⟨

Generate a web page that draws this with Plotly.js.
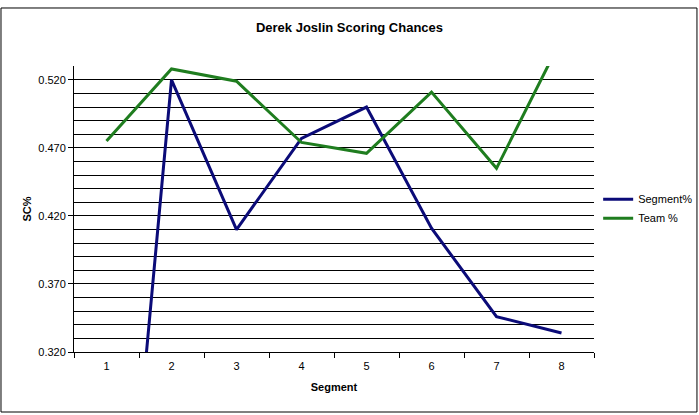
<!DOCTYPE html>
<html>
<head>
<meta charset="utf-8">
<script src="https://cdn.plot.ly/plotly-3.0.1.min.js"></script>
<style>html,body{margin:0;padding:0;background:#fff;}#chart{width:699px;height:415px;}</style>
</head>
<body>
<div id="chart"></div>
<script>
const segments = ['1', '2', '3', '4', '5', '6', '7', '8'];
const segmentPct = [0.000, 0.520, 0.410, 0.477, 0.500, 0.411, 0.346, 0.334];
const teamPct = [0.475, 0.528, 0.519, 0.474, 0.466, 0.511, 0.455, 0.550];
const yTickVals = [0.32, 0.37, 0.42, 0.47, 0.52];
const yTickText = ['0.320', '0.370', '0.420', '0.470', '0.520'];

const font = 'Liberation Sans, Arial, sans-serif';

const traces = [
  {x: segments, y: segmentPct, name: 'Segment%', type: 'scatter', mode: 'lines',
   line: {color: '#0b0b78', width: 3}},
  {x: segments, y: teamPct, name: 'Team %', type: 'scatter', mode: 'lines',
   line: {color: '#1f7d1f', width: 3}}
];

const layout = {
  width: 699, height: 415,
  margin: {l: 74, r: 105, t: 66, b: 63, autoexpand: false},
  paper_bgcolor: '#fff', plot_bgcolor: '#fff',
  font: {family: font, size: 11, color: '#000'},
  title: {text: '<b>Derek Joslin Scoring Chances</b>', font: {family: font, size: 13, color: '#000'},
          x: 0.5, xref: 'container', y: 1 - 27/415, yref: 'container', yanchor: 'middle'},
  xaxis: {
    type: 'category', range: [-0.5, 7.5], tickson: 'boundaries',
    ticks: 'outside', ticklen: 5, tickcolor: '#000', showgrid: false, zeroline: false,
    showline: true, linecolor: '#000', linewidth: 1, ticklabelstandoff: 4,
    tickfont: {family: font, size: 11, color: '#000'},
    title: {text: '<b>Segment</b>', font: {family: font, size: 11, color: '#000'}, standoff: 12}
  },
  yaxis: {
    range: [0.32, 0.5302], tickvals: yTickVals, ticktext: yTickText,
    ticks: 'outside', ticklen: 5, tickcolor: '#000',
    showgrid: true, gridcolor: '#000', gridwidth: 1, zeroline: false,
    showline: true, linecolor: '#000', linewidth: 1,
    minor: {dtick: 0.01, tick0: 0.32, showgrid: true, gridcolor: '#000', gridwidth: 1, ticks: ''},
    tickfont: {family: font, size: 11, color: '#000'},
    title: {text: '<b>SC%</b>', font: {family: font, size: 11, color: '#000'}, standoff: 4}
  },
  showlegend: true,
  legend: {x: 1.008, xanchor: 'left', y: 0.585, yanchor: 'top', bgcolor: 'rgba(0,0,0,0)',
           font: {family: font, size: 11, color: '#000'}, tracegroupgap: 0, itemwidth: 30},
  shapes: [
    {type: 'rect', xref: 'paper', yref: 'paper', x0: -0.1404, x1: 1.198, y0: -0.2098, y1: 1.2028,
     line: {color: '#000', width: 1}, fillcolor: 'rgba(0,0,0,0)', layer: 'above'}
  ]
};

Plotly.newPlot('chart', traces, layout, {displayModeBar: false, staticPlot: true});
</script>
</body>
</html>
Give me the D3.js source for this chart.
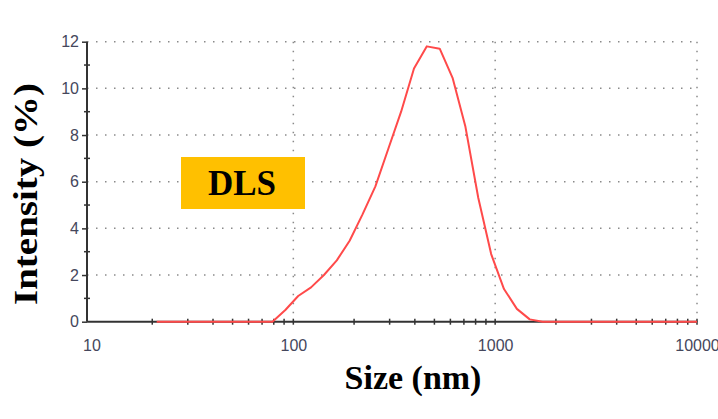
<!DOCTYPE html>
<html>
<head>
<meta charset="utf-8">
<script src="https://cdn.jsdelivr.net/npm/d3@7"></script>
<style>
  body { margin: 0; background: #fff; }
  svg { display: block; }
</style>
</head>
<body>
<svg width="718" height="419"></svg>
<script>
// size classes (nm) and intensity (%)
const sizes = [21.04, 24.36, 28.21, 32.67, 37.84, 43.82, 50.75, 58.77, 68.06, 78.82,
  91.28, 105.7, 122.4, 141.8, 164.2, 190.1, 220.2, 255.0, 295.3, 342.0,
  396.1, 458.7, 531.2, 615.1, 712.4, 825.0, 955.4, 1106, 1281, 1484,
  1718, 1990, 2305, 2669, 3091, 3580, 4145, 4801, 5560, 6439, 7456, 8635, 10000];
const intensity = [0, 0, 0, 0, 0, 0, 0, 0, 0, 0,
  0.5, 1.1, 1.47, 2.0, 2.63, 3.47, 4.6, 5.8, 7.4, 9.0,
  10.85, 11.8, 11.7, 10.45, 8.35, 5.3, 2.9, 1.4, 0.55, 0.1,
  0, 0, 0, 0, 0, 0, 0, 0, 0, 0, 0, 0, 0];
const xTicks = [10, 100, 1000, 10000];
const yTicks = [0, 2, 4, 6, 8, 10, 12];

const data = sizes.map((s, i) => ({ size: s, value: intensity[i] }));

const plotLeft = 87, plotRight = 697, plotTop = 41.7, plotBottom = 321.7;

const x = d3.scaleLog().domain([9.5, 10000]).range([plotLeft, plotRight]);
const y = d3.scaleLinear().domain([0, 12]).range([plotBottom, plotTop]);

const svg = d3.select('svg');
const labelColor = '#45475c';

// 网格线（点线）
let grid = svg.append('g');
grid.selectAll('.hg')
  .data(yTicks.filter(d => d > 0))
  .enter()
  .append('line')
  .attr('x1', plotLeft).attr('x2', plotRight)
  .attr('y1', d => y(d)).attr('y2', d => y(d))
  .attr('stroke', '#8a8a8a')
  .attr('stroke-width', 1.5)
  .attr('stroke-dasharray', '1.5,7.5');
grid.selectAll('.vg')
  .data(xTicks.filter(d => d > 10))
  .enter()
  .append('line')
  .attr('x1', d => x(d)).attr('x2', d => x(d))
  .attr('y1', plotTop).attr('y2', plotBottom)
  .attr('stroke', '#8a8a8a')
  .attr('stroke-width', 1.5)
  .attr('stroke-dasharray', '1.5,7.5');

// y轴
let gy = svg.append('g').attr('transform', `translate(${plotLeft},0)`);
gy.call(d3.axisLeft(y).tickValues(yTicks).tickSize(5).tickPadding(3));
gy.select('.domain').attr('stroke', '#333').attr('stroke-width', 2).attr('d', `M0,${plotTop}V${plotBottom}`);
gy.selectAll('line').attr('stroke', '#333').attr('stroke-width', 1.5);
gy.selectAll('text')
  .attr('fill', labelColor)
  .style('font-family', 'Liberation Sans, Arial, sans-serif')
  .style('font-size', '16px');
// y轴次刻度
gy.selectAll('.minor')
  .data(d3.range(1, 12, 2))
  .enter()
  .append('line')
  .attr('x1', -3).attr('x2', 3)
  .attr('y1', d => y(d)).attr('y2', d => y(d))
  .attr('stroke', '#333')
  .attr('stroke-width', 1.5);

// x轴
let gx = svg.append('g').attr('transform', `translate(0,${plotBottom})`);
gx.call(d3.axisBottom(x).tickValues(xTicks).tickFormat(d3.format('d')).tickSize(0).tickPadding(18));
gx.select('.domain').attr('stroke', '#333').attr('stroke-width', 2).attr('d', `M${plotLeft},0H${plotRight}`);
gx.selectAll('text')
  .attr('fill', labelColor)
  .style('font-family', 'Liberation Sans, Arial, sans-serif')
  .style('font-size', '16px');
// x轴次刻度
const minorX = [];
[10, 100, 1000].forEach(dec => {
  for (let k = 2; k <= 10; k++) minorX.push(dec * k);
});
gx.selectAll('.minor')
  .data(minorX)
  .enter()
  .append('line')
  .attr('x1', d => x(d)).attr('x2', d => x(d))
  .attr('y1', -3).attr('y2', 3)
  .attr('stroke', '#333')
  .attr('stroke-width', 1.5);

// 曲线
const line = d3.line()
  .x(d => x(d.size))
  .y(d => y(d.value));
svg.append('path')
  .datum(data)
  .attr('d', line)
  .attr('fill', 'none')
  .attr('stroke', '#ff4a4a')
  .attr('stroke-width', 2)
  .attr('stroke-linejoin', 'round');

// 轴标题
svg.append('text')
  .attr('x', 413).attr('y', 389)
  .attr('text-anchor', 'middle')
  .style('font-family', 'Liberation Serif, Times New Roman, serif')
  .style('font-weight', 'bold')
  .style('font-size', '34px')
  .text('Size (nm)');

svg.append('text')
  .attr('transform', 'translate(37,194) rotate(-90)')
  .attr('text-anchor', 'middle')
  .attr('textLength', 222)
  .attr('lengthAdjust', 'spacingAndGlyphs')
  .style('font-family', 'Liberation Serif, Times New Roman, serif')
  .style('font-weight', 'bold')
  .style('font-size', '34px')
  .text('Intensity (%)');

// DLS 标签
svg.append('rect')
  .attr('x', 181).attr('y', 157)
  .attr('width', 124).attr('height', 52)
  .attr('fill', '#ffc000');
svg.append('text')
  .attr('x', 242).attr('y', 195)
  .attr('text-anchor', 'middle')
  .style('font-family', 'Liberation Serif, Times New Roman, serif')
  .style('font-weight', 'bold')
  .style('font-size', '35px')
  .text('DLS');
</script>
</body>
</html>
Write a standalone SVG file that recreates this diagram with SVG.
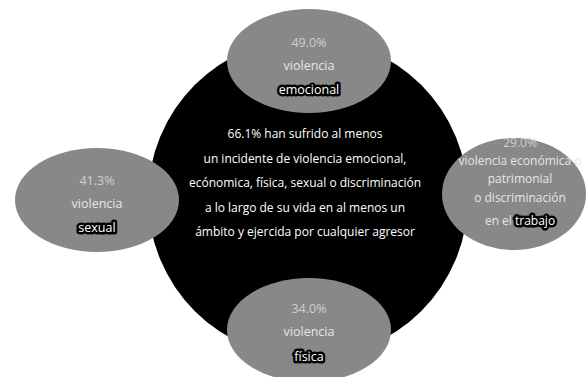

⟩

- TASK PROMPT -
Identify the lines above with the word "that". Copy them.

- RESULT -
Generate a web page that draws this with Plotly.js.
Write a standalone SVG file that recreates this diagram with SVG.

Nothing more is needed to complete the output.